Hicks has hit .186 through 109 career games, including .192 last year and .167 this year, and yesterday manager Ron Gardenhire talked openly about being frustrated with the one-time top prospect:

We had a long talk, just about baseball, about picking it up, numbers. This game, no matter how we try to say it, developing at the major league level, whatever you want to try to do here, it is still about numbers. To hit .160, .170, those don’t last in the big leagues.

He needs to start studying the game a little more, studying the pitchers a little bit more, a little extra work in the outfield, doing drills and everything. Your whole game, the way you come to the ballpark and your approach to the game. … You can’t just throw your talent out of the field and say, “I can do this.”

Assistant general manager Rob Anthony had similar comments about Hicks:

I think he gets preoccupied with some things about his game. It’s not that he’s distracted by other things. I think it’s more a matter of thinking about what he’s going to do, but I don’t think he always has a plan–how that guy is going to pitch him, how he’s going to be prepared for it.

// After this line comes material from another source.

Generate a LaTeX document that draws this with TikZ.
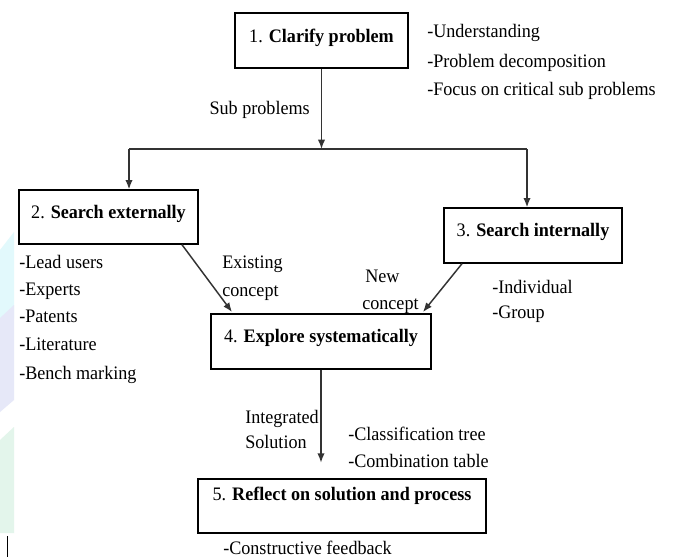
\documentclass[tikz,border=0pt]{standalone}
\usepackage{fontspec}
\setmainfont{Liberation Serif}[FakeStretch=0.95]
\usetikzlibrary{arrows.meta,calc}
\definecolor{lnc}{HTML}{333333}
\definecolor{stripA}{HTML}{E2F9FC}
\definecolor{stripB}{HTML}{E6E8F8}
\definecolor{stripC}{HTML}{E3F5EB}
\tikzset{
  procbox/.style={draw=black, line width=1pt, rectangle, inner xsep=0pt, inner ysep=0pt, align=center},
  lbl/.style={inner sep=0pt, anchor=base west},
  lble/.style={inner sep=0pt, anchor=base east},
  conn/.style={draw=lnc, line width=1.1pt, -{Latex[length=7pt,width=5.5pt]}},
  plain/.style={draw=lnc, line width=1.1pt}
}
\begin{document}
\begin{tikzpicture}[x=0.75pt,y=-0.75pt,font=\fontsize{14.3pt}{21pt}\selectfont]
\useasboundingbox (0,0) rectangle (674,557);
\fill[white] (0,0) rectangle (674,557);
% faint background strips at the left edge
\fill[stripA] (0,250) -- (14,232) -- (14,318) -- (0,330) -- cycle;
\fill[stripB] (0,318) -- (14,305) -- (14,400) -- (0,412) -- cycle;
\fill[stripC] (0,440) -- (14,427) -- (14,533) -- (0,533) -- cycle;
\draw[black, line width=0.8pt] (7.5,536) -- (7.5,557);

% boxes
\node[procbox, minimum width=129.75pt, text height=21.75pt, text depth=19.5pt] (b1) at (321.5,40.5) {1. \textbf{Clarify problem}};
\node[procbox, minimum width=134.25pt, text height=21pt, text depth=19.5pt] (b2) at (108.5,217) {2. \textbf{Search externally}};
\node[procbox, minimum width=133.5pt, text height=21pt, text depth=20.25pt] (b3) at (533,235.5) {3. \textbf{Search internally}};
\node[procbox, minimum width=165pt, text height=21pt, text depth=20.25pt] (b4) at (321,341.5) {4. \textbf{Explore systematically}};
\node[procbox, minimum width=216pt, text height=15.75pt, text depth=24.75pt] (b5) at (342,506) {5. \textbf{Reflect on solution and process}};

% connectors
\coordinate (split) at (321.5,149);
\coordinate (lc) at (129,149);
\coordinate (rc) at (527,149);
\draw[conn] (b1.south) -- (split);
\draw[plain] (lc) -- (rc);
\draw[conn] (lc) -- (lc |- b2.north);
\draw[conn] (rc) -- (rc |- b3.north);
\draw[conn] ([xshift=55.1pt]b2.south) -- ([xshift=-66.75pt,yshift=1pt]b4.north);
\draw[conn] ([xshift=-53.25pt]b3.south) -- ([xshift=76.5pt,yshift=1pt]b4.north);
\draw[conn] (b4.south) -- ++(0,93);

% labels
\node[lbl] (u1) at (427,37.5) {-Understanding};
\node[lbl] (u2) at (427,67) {-Problem decomposition};
\node[lbl] (u3) at (427,95.5) {-Focus on critical sub problems};
\node[lble] (sp) at (310,114) {Sub problems};

\node[lbl] (e1) at (19,268) {-Lead users};
\node[lbl] (e2) at (19,295) {-Experts};
\node[lbl] (e3) at (19,322) {-Patents};
\node[lbl] (e4) at (19,350) {-Literature};
\node[lbl] (e5) at (19,379) {-Bench marking};

\node[lbl] (ex1) at (222,268) {Existing};
\node[lbl] (ex2) at (222,296) {concept};
\node[lbl] (nw1) at (365,282) {New};
\node[lbl] (nw2) at (362,309) {concept};

\node[lbl] (i1) at (492,293) {-Individual};
\node[lbl] (i2) at (492,318) {-Group};

\node[lbl] (is1) at (245,423) {Integrated};
\node[lbl] (is2) at (245,448) {Solution};
\node[lbl] (c1) at (348,440) {-Classification tree};
\node[lbl] (c2) at (348,467) {-Combination table};

\node[lbl] (cf) at (223,554) {-Constructive feedback};
\end{tikzpicture}
\end{document}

Obviously any player not working hard to prepare himself is fair game for criticism, but it’s also worth noting that a) Hicks came up through the Twins’ farm system, where he should have been taught those things, and b) the Twins rushed him to the majors last year because they were so convinced he was ready to make the jump from Double-A.

Minnesota traded both Denard Span and Ben Revere last offseason to clear the path for Hicks to take over in center field and now the Twins’ lack of other options at the position have likely forced them to stick with him longer than they might have normally.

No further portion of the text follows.